Pour faire face à l'accroissement des personnes âgées dépendantes, une équipe de chercheurs franco-singapouriens élaborent des espaces de vie intelligents à domicile, offrant le même niveau de services que dans les résidences spécialisées. Un projet pilote avant un plan dépendance national ?
L'accroissement considérable des personnes dépendantes, âgées ou handicapées, n'est plus une hypothèse à prendre en compte, mais plutôt une vérité mathématique qui ne se limite pas seulement à la France, mais touche plusieurs pays d'Europe, d'Amérique du Nord et d'Asie. Dans plusieurs pays développés, les systèmes de santé et de prise en charge de la dépendance commence déjà à être affectés par des coûts de plus en plus importants.
Le placement en établissement spécialisé (EHPAD, maison de retraite, etc.) d'une personne ayant des limitations fonctionnelles et/ou cognitive, engendre une régression brutale de leur maladie et de leur qualité de vie. Dans le cas de la déficience mentale (Alzheimer par exemple), même légère, un placement engendre une détérioration cognitive conséquente qui se compte en semaines.

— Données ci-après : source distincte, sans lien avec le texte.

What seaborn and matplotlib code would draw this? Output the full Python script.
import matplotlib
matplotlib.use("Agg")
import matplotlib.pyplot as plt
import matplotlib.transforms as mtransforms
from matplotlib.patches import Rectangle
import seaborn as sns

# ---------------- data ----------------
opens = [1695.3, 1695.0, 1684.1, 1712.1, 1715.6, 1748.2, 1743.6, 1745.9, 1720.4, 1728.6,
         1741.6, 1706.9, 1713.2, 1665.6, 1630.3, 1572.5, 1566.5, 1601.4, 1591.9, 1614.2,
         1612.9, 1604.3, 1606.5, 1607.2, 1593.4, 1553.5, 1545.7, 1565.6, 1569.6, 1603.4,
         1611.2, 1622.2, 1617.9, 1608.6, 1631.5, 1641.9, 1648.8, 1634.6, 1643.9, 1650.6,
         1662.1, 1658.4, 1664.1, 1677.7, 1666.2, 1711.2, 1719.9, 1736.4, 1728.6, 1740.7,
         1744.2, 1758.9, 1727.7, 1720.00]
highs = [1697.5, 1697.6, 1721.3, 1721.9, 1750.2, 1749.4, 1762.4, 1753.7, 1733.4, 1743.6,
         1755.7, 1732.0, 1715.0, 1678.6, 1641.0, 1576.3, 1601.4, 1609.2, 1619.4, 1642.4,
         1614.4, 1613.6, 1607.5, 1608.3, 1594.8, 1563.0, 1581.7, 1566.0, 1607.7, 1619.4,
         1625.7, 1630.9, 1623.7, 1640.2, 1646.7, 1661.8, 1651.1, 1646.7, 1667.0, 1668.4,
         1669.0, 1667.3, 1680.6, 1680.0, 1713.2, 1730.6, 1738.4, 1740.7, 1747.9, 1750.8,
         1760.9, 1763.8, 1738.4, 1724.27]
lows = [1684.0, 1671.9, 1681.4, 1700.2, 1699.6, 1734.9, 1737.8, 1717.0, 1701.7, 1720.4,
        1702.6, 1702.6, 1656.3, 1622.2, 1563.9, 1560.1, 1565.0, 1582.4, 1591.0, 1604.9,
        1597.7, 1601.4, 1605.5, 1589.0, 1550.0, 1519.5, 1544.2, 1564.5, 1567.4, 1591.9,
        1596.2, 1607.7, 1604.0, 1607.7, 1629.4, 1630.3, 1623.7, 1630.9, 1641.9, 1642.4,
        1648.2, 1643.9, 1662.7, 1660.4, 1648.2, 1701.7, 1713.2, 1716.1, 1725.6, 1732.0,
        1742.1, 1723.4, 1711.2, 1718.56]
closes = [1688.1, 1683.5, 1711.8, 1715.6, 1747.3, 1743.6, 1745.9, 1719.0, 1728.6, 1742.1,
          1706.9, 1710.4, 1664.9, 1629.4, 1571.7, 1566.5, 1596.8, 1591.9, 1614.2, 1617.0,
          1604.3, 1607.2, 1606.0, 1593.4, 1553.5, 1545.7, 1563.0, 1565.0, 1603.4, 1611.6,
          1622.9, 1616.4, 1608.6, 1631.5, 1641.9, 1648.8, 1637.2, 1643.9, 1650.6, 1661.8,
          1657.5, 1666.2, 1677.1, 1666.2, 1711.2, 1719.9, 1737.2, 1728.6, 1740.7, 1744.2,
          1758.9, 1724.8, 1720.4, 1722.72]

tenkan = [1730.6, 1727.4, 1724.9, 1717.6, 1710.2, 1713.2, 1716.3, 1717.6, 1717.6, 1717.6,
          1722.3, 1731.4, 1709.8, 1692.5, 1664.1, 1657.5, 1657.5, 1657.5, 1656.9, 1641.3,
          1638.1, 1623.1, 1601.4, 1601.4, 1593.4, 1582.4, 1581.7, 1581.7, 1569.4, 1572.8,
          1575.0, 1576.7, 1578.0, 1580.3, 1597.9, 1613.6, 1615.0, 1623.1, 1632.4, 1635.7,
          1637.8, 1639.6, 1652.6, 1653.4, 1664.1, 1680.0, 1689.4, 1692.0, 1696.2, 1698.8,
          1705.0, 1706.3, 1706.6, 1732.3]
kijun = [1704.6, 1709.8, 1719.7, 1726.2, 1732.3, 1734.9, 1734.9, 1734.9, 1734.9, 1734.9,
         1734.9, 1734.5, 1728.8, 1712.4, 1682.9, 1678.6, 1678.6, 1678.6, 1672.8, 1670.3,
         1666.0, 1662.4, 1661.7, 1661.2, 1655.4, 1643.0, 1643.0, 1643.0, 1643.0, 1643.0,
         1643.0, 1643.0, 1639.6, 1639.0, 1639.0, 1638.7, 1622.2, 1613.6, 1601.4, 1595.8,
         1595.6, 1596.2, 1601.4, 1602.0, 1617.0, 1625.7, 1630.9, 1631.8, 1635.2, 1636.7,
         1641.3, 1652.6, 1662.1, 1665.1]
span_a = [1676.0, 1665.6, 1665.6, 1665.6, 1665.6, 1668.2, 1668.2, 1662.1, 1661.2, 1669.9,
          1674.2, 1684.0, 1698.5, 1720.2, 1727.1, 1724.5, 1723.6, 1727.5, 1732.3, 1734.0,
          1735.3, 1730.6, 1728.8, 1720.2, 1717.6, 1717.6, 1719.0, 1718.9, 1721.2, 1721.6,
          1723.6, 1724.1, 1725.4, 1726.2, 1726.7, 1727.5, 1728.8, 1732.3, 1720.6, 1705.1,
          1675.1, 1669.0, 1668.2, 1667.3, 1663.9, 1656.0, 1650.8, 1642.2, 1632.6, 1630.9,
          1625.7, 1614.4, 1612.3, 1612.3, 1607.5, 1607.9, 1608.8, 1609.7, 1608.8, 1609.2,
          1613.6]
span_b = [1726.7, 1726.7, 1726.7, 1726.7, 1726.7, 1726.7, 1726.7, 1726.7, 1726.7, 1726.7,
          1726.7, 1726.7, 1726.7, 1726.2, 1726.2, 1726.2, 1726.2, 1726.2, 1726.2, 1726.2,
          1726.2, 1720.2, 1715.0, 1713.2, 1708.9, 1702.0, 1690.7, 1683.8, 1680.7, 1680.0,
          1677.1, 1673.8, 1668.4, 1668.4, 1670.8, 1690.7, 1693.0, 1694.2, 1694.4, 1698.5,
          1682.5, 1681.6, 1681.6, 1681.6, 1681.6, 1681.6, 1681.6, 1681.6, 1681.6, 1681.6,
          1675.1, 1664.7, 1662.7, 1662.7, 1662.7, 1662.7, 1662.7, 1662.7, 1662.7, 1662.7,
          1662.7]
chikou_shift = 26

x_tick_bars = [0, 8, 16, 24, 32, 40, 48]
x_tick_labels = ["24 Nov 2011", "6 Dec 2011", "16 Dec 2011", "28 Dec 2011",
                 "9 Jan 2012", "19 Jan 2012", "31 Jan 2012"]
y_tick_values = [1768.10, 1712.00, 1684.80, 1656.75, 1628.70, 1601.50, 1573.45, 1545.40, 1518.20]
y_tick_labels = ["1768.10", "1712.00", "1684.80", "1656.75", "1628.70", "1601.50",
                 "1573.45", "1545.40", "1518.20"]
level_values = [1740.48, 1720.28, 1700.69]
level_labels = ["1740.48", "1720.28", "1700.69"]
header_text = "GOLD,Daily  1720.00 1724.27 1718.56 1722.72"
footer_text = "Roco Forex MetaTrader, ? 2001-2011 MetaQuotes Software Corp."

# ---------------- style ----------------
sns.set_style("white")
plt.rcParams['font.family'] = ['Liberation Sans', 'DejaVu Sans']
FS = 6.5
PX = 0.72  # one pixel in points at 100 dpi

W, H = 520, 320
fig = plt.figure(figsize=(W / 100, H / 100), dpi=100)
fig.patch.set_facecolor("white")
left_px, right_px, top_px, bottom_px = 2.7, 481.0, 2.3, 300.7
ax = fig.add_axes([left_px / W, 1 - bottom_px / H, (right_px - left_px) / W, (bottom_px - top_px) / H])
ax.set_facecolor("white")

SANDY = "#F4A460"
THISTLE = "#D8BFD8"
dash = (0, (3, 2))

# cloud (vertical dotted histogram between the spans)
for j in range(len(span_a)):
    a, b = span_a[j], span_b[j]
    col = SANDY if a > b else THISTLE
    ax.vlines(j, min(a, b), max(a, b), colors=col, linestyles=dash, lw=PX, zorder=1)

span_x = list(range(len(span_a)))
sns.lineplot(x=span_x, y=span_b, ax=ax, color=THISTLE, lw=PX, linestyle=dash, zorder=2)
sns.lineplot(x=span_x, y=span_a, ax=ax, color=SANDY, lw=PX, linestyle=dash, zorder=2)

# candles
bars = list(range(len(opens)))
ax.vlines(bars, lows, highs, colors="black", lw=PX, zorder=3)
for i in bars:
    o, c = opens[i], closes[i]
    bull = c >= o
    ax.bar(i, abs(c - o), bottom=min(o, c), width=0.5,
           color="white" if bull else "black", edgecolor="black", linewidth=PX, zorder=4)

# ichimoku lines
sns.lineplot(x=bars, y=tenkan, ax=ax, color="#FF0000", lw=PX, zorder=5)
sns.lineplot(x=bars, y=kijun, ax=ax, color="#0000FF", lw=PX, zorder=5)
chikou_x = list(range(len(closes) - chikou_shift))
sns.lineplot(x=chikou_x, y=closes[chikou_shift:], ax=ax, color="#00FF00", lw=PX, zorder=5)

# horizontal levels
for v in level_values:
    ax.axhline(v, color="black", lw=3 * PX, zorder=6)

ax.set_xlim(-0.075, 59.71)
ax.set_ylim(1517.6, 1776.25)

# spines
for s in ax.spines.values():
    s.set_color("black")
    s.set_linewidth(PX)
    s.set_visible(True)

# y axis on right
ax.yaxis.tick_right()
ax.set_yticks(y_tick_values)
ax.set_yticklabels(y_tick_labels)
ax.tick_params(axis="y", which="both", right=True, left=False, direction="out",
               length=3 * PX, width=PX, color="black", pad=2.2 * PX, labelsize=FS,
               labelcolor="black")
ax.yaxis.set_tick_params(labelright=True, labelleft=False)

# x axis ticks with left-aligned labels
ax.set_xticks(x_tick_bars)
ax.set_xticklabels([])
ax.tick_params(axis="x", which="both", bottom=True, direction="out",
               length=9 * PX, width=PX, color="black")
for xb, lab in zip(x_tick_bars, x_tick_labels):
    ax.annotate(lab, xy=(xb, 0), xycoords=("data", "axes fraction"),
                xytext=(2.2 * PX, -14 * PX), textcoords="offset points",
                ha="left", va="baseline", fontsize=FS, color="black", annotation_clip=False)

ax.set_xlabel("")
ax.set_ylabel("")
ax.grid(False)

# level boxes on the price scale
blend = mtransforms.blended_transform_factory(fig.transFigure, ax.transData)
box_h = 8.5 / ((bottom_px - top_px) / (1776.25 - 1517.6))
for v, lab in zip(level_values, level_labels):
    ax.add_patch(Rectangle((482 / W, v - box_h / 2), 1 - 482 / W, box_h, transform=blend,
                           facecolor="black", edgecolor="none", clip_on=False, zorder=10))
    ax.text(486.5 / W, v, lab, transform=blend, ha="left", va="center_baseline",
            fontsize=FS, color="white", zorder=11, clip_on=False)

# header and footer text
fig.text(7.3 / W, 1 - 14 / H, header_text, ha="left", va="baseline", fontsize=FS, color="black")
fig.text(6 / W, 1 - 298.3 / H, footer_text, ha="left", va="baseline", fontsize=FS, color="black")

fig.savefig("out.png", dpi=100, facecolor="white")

Au niveau financier, une personne âgée dépendante qui dispose d'un système de télé alarme pour détecter les situations d'urgence, doit débourser environ 100 euros par mois, dont la moitié est pris en charge par les régions (conseils régionaux). Mais ce type d'aide technique ne répond qu'à une infime partie des besoins des personnes en situation de dépendance, et se focalise sur l'aspect sécurité. Or, on note que plus de 90% des appels réalisés via des télé alarmes ne sont pas des appels d'urgence, mais des appels de confort : l'utilisateur appuie sur un médaillon pour entrer en contact avec une personne au bout du fil, pour échanger quelques mots. Ce genre d'appels, considérés comme du "bruit" par les plate-formes techniques et centres d'appels, n'est autre que le besoin manifeste de lien social.
UNE MAISON DE RETRAITE SANS MURS
Un placement en maison de retraite, par exemple, implique un financement d'environ 3000 euros par mois, généralement pris en charge par la famille, pour une qualité de vie moindre. Elle présente l'intérêt d'être un guichet unique, qui prend en compte non seulement les besoins médicaux, mais aussi les besoins sociaux via la présence continue d'une infrastructure humaine et matérielle, qui doit répondre aux besoins des personnes en situation de fragilité et d'isolement.
Un « plan dépendance » adéquat devrait être capable de proposer une solution viable socialement et économiquement, et permettre de préserver la qualité de vie des personnes en perte d'autonomie à leur domicile, en offrant le même niveau de services que dans les résidences spécialisées.
L'idée est d'aller vers un guichet unique d'une maison de retraite sans murs, qui permette d'allier deux mondes qui ne se parlent pas aujourd'hui : celui de l'aide à domicile et d'aidants naturels, avec le monde des solutions technologiques et plate-formes techniques qui ont prouvés leur efficacité en termes d'accroissement de l'autonomie des personnes dépendantes.
Notre programme de recherche et développement entrepris depuis plusieurs années, se présente sous forme d'une plate-forme technologique (habitat intelligent) destinée aussi bien aux aidants qu'aux aidés et que nous avons nommé EVIDENT (espace de vie intelligent pour les personnes dépendantes). Le but est de concilier l'apport de l'aide humaine avec celui de l'aide technologique pour couvrir un large spectre des besoins des personnes en situation de dépendance. La plate-forme EVIDENT, en cours de déploiement chez des familles, est composé d'un certains nombre de capteurs et d'interfaces permettant à l'utilisateur d'interagir avec son environnement via différents moyens comme, la télévision, des écrans tactile, des interfaces gestuelles, une plate-forme mobile (smartphones), etc.
Le « plan dépendance » préconisé, s'appuierait sur l'intégration des technologies de l'information et de la communication (TIC), qui existent déjà dans les lieux de vies, en les adaptant de façon intelligente aux domiciles de particuliers, grâce à une réorientation des usages (déviation d'usage) qui optimiserait la relation aidant-aidé in situ et à distance. Cela permettrait également de revaloriser les métiers d'aidant de proximité dans nos sociétés, et favoriserait probablement l'émergence de nouveaux acteurs économiques aux services innovants.
Ce plan ne pourra voir le jour sans un déploiement pilote à grande échelle au niveau de plusieurs centaines de familles (500 familles de personnes âgées ayant des limitations cognitives en France), en situation écologique (habitat individuel). C'est ce que nous envisageons de réaliser a court terme dès 2012, dans le cadre de la chaire Quality of life, soutenue par la Mutuelle Générale et Secumines (régime minier). Une discussion est en cours avec d'autres partenaires, en particulier assureurs, pour nous aider à mener a bien cette initiative qui reste une première mondiale.